Given request ▸ Copy out the whole listing exactly as written, leaving the pictures behind.

+++

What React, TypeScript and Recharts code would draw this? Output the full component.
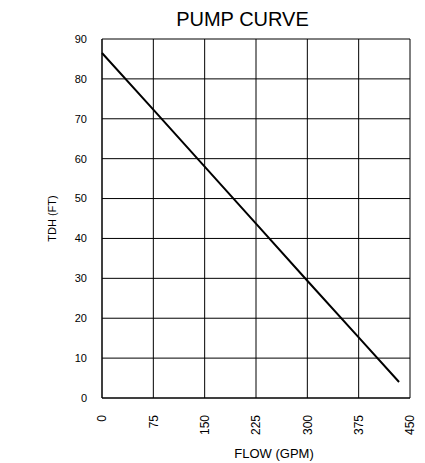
import { LineChart, Line, XAxis, YAxis, CartesianGrid, Label } from "recharts"

const flow = [0, 75, 150, 225, 300, 375, 434]
const tdh = [86.5, 72.3, 58.0, 43.7, 29.4, 15.2, 4.0]
const xTicks = [0, 75, 150, 225, 300, 375, 450]
const yTicks = [0, 10, 20, 30, 40, 50, 60, 70, 80, 90]

const data = flow.map((f, i) => ({ flow: f, tdh: tdh[i] }))

const font = "'Liberation Sans', Arial, sans-serif"

function FlowTick(props: any) {
  const { x, y, payload } = props
  return (
    <text
      x={x}
      y={y + 9}
      transform={`rotate(-90, ${x}, ${y + 9})`}
      textAnchor="end"
      dy="0.36em"
      fontSize={12}
      fontFamily={font}
      fill="#000"
    >
      {payload.value}
    </text>
  )
}

export default function App() {
  return (
    <div style={{ position: "absolute", left: 0, top: 0, width: 425, height: 463, background: "#fff" }}>
      <div
        style={{
          position: "absolute",
          top: 8,
          left: 0,
          width: 485,
          textAlign: "center",
          fontFamily: font,
          fontSize: 20,
          lineHeight: "23px",
          color: "#000",
        }}
      >
        PUMP CURVE
      </div>
      <LineChart
        width={425}
        height={463}
        data={data}
        margin={{ top: 39, right: 15, bottom: 25, left: 0 }}
      >
        <CartesianGrid stroke="#000" strokeWidth={1} />
        <XAxis
          dataKey="flow"
          type="number"
          domain={[0, 450]}
          ticks={xTicks}
          interval={0}
          tick={<FlowTick />}
          tickLine={false}
          axisLine={{ stroke: "#000" }}
          height={40}
        >
          <Label
            value="FLOW (GPM)"
            position="insideBottom"
            offset={-20}
            dx={18}
            fontSize={13}
            fontFamily={font}
            fill="#000"
          />
        </XAxis>
        <YAxis
          type="number"
          domain={[0, 90]}
          ticks={yTicks}
          interval={0}
          tickLine={false}
          axisLine={{ stroke: "#000" }}
          width={102}
          tickMargin={9}
          tick={{ fontSize: 11, fontFamily: font, fill: "#000" }}
        >
          <Label
            value="TDH (FT)"
            angle={-90}
            position="insideLeft"
            offset={52}
            fontSize={11}
            fontFamily={font}
            fill="#000"
            style={{ textAnchor: "middle" }}
          />
        </YAxis>
        <Line
          type="linear"
          dataKey="tdh"
          stroke="#000"
          strokeWidth={2}
          dot={false}
          isAnimationActive={false}
        />
      </LineChart>
    </div>
  )
}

+++

Result for this exercise ▸
What React, TypeScript and Recharts code would draw this? Output the full component.
import { LineChart, Line, XAxis, YAxis, CartesianGrid, Label } from "recharts"

const flow = [0, 75, 150, 225, 300, 375, 434]
const tdh = [86.5, 72.3, 58.0, 43.7, 29.4, 15.2, 4.0]
const xTicks = [0, 75, 150, 225, 300, 375, 450]
const yTicks = [0, 10, 20, 30, 40, 50, 60, 70, 80, 90]

const data = flow.map((f, i) => ({ flow: f, tdh: tdh[i] }))

const font = "'Liberation Sans', Arial, sans-serif"

function FlowTick(props: any) {
  const { x, y, payload } = props
  return (
    <text
      x={x}
      y={y + 9}
      transform={`rotate(-90, ${x}, ${y + 9})`}
      textAnchor="end"
      dy="0.36em"
      fontSize={12}
      fontFamily={font}
      fill="#000"
    >
      {payload.value}
    </text>
  )
}

export default function App() {
  return (
    <div style={{ position: "absolute", left: 0, top: 0, width: 425, height: 463, background: "#fff" }}>
      <div
        style={{
          position: "absolute",
          top: 8,
          left: 0,
          width: 485,
          textAlign: "center",
          fontFamily: font,
          fontSize: 20,
          lineHeight: "23px",
          color: "#000",
        }}
      >
        PUMP CURVE
      </div>
      <LineChart
        width={425}
        height={463}
        data={data}
        margin={{ top: 39, right: 15, bottom: 25, left: 0 }}
      >
        <CartesianGrid stroke="#000" strokeWidth={1} />
        <XAxis
          dataKey="flow"
          type="number"
          domain={[0, 450]}
          ticks={xTicks}
          interval={0}
          tick={<FlowTick />}
          tickLine={false}
          axisLine={{ stroke: "#000" }}
          height={40}
        >
          <Label
            value="FLOW (GPM)"
            position="insideBottom"
            offset={-20}
            dx={18}
            fontSize={13}
            fontFamily={font}
            fill="#000"
          />
        </XAxis>
        <YAxis
          type="number"
          domain={[0, 90]}
          ticks={yTicks}
          interval={0}
          tickLine={false}
          axisLine={{ stroke: "#000" }}
          width={102}
          tickMargin={9}
          tick={{ fontSize: 11, fontFamily: font, fill: "#000" }}
        >
          <Label
            value="TDH (FT)"
            angle={-90}
            position="insideLeft"
            offset={52}
            fontSize={11}
            fontFamily={font}
            fill="#000"
            style={{ textAnchor: "middle" }}
          />
        </YAxis>
        <Line
          type="linear"
          dataKey="tdh"
          stroke="#000"
          strokeWidth={2}
          dot={false}
          isAnimationActive={false}
        />
      </LineChart>
    </div>
  )
}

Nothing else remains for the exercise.